Riggs uses a holy cross and red rose for imagery in Anthem. Riggs has been critical of the black church's policy of essentially "Don't ask, Don't tell" toward homosexual men and women.

By placing the African continent inside the ACT UP triangle, Riggs is appealing to Black nationalist movements to include, not exclude, black heterosexuals. Riggs has criticized the Black power movement directly in papers like his essay "Black Macho Revisted". Riggs believes that the Black power movement's call for unification under a macho culture leaves out both queer and feminine culture. Riggs has said that the caricatures the black community has drawn up around black gays and lesbians can be shown to have a direct cultural lineage from caricatures of blacks as Uncle Tom and the Brute Negro. Anthem responds to the Black macho image with the phrases: "Parade it proudly like a man" and "Flaunt it like a man." Riggs is questioning what exactly it means to behave "like a man".

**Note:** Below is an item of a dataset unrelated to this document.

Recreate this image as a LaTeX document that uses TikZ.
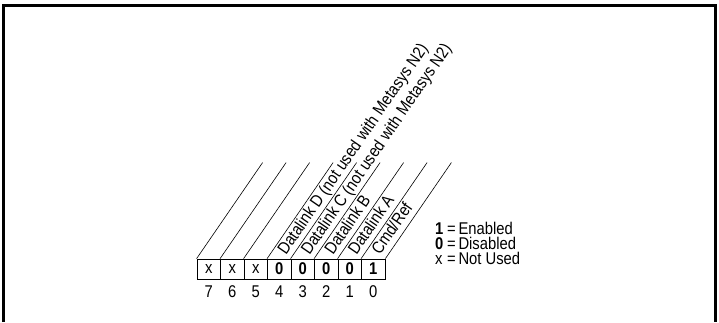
\documentclass[tikz,border=0pt]{standalone}
\usepackage{fontspec}
\setmainfont{Liberation Sans}[FakeStretch=0.87]
\usetikzlibrary{calc}
\begin{document}
\begin{tikzpicture}[x=1pt,y=1pt,
  txt/.style={inner sep=0pt, font=\fontsize{17}{19}\selectfont},
  cell/.style={txt, draw, line width=0.8pt, minimum width=23.5pt, minimum height=20pt},
  lbl/.style={txt, anchor=base west, rotate=55.5},
  slant/.style={line width=0.6pt},
  frame/.style={line width=3pt}]
\useasboundingbox (0,0) rectangle (719,322);
\draw[frame] (3,0) -- (3,316.5) -- (715.5,316.5) -- (715.5,0);
% register cells
\foreach \k/\v in {0/x,1/x,2/x,3/\textbf{0},4/\textbf{0},5/\textbf{0},6/\textbf{0},7/\textbf{1}}
  \node[cell] (c\k) at ({197+23.5*(\k+0.5)},53) {\v};
% bit numbers
\foreach \k/\n in {0/7,1/6,2/5,3/4,4/3,5/2,6/1,7/0}
  \node[txt] (n\k) at ({197+23.5*(\k+0.5)},30) {\n};
% slanted lines
\foreach \k in {0,...,7}{
  \path (c\k.north west) ++(55.5:116.5) coordinate (t\k);
  \draw[slant] (c\k.north west) -- (t\k);
}
\path (c7.north east) ++(55.5:116.5) coordinate (t8);
\draw[slant] (c7.north east) -- (t8);
% labels
\foreach \k/\s in {3/{Datalink D (not used with Metasys N2)},4/{Datalink C (not used with Metasys N2)},5/{Datalink B},6/{Datalink A},7/{Cmd/Ref}}
  \path (c\k.north) ++(55.5:6) ++(-34.5:4) node[lbl] (L\k) {\s};
% legend
\node[txt, anchor=base west] (l1) at (435,88) {\makebox[9pt][l]{\textbf{1}}\,=\,Enabled};
\node[txt, anchor=base west] (l2) at (435,73) {\makebox[9pt][l]{\textbf{0}}\,=\,Disabled};
\node[txt, anchor=base west] (l3) at (435,58) {\makebox[9pt][l]{x}\,=\,Not Used};
\end{tikzpicture}
\end{document}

Riggs critiqued the Black Power movement for creating an image of African culture that revolves around the masculine warrior. Riggs wrote that the African Diaspora created a void in the knowledge many blacks have of their heritage. This was filled in by the image of the macho, African warrior. Riggs responds to this view of African culture by displaying images of Africans dancing in traditional garb. Images of the tribal dances are mixed with a gay black man dancing. Thus, Riggs is conveying a message that black gay culture can be a part of African heritage.

The use of drums and hip-hop beats is a tribute to black culture. However, Riggs has critiqued rappers, such as Heavy D, for belittling queer culture. Anthem showcases music that encompasses traditional African rhythm without the Black macho lyrics that are ubiquitous in rap music.

==Release==
The music video was released in 1991. In June 2021, The Criterion Collection released a seven-film box set, titled The Signifyin' Works of Marlon Riggs, that included the video.

==Reception==
Benjamin Goff of The Film Stage wrote "Riggs weaves together erotic images of Black men and superimposes them on patriotic images that attempt to appropriately integrate Black queerness through the use of Eisensteinian, constructivist editing techniques." Frameline opined that the "video politicizes the homoeroticism of African American men; with images — sensual, sexual, and defiant — and words intended to provoke, Anthem reasserts the 'self-evident right' to life and liberty in an era of pervasive anti-gay, anti-Black backlash and hysterical cultural repression."

Author Bill Nichols observed that "Rigg's video continues, in a post-Stonewall context, what Word Is Out began; a stirring celebration of gay pride; the video exemplifies the affective, emotion-laden quality of performative documentary." David Gerstner wrote in Queer Pollen that "Riggs recycles the extra footage from Tongues Untied, and pieces together a smart and savvy message about black homophobia and AIDS."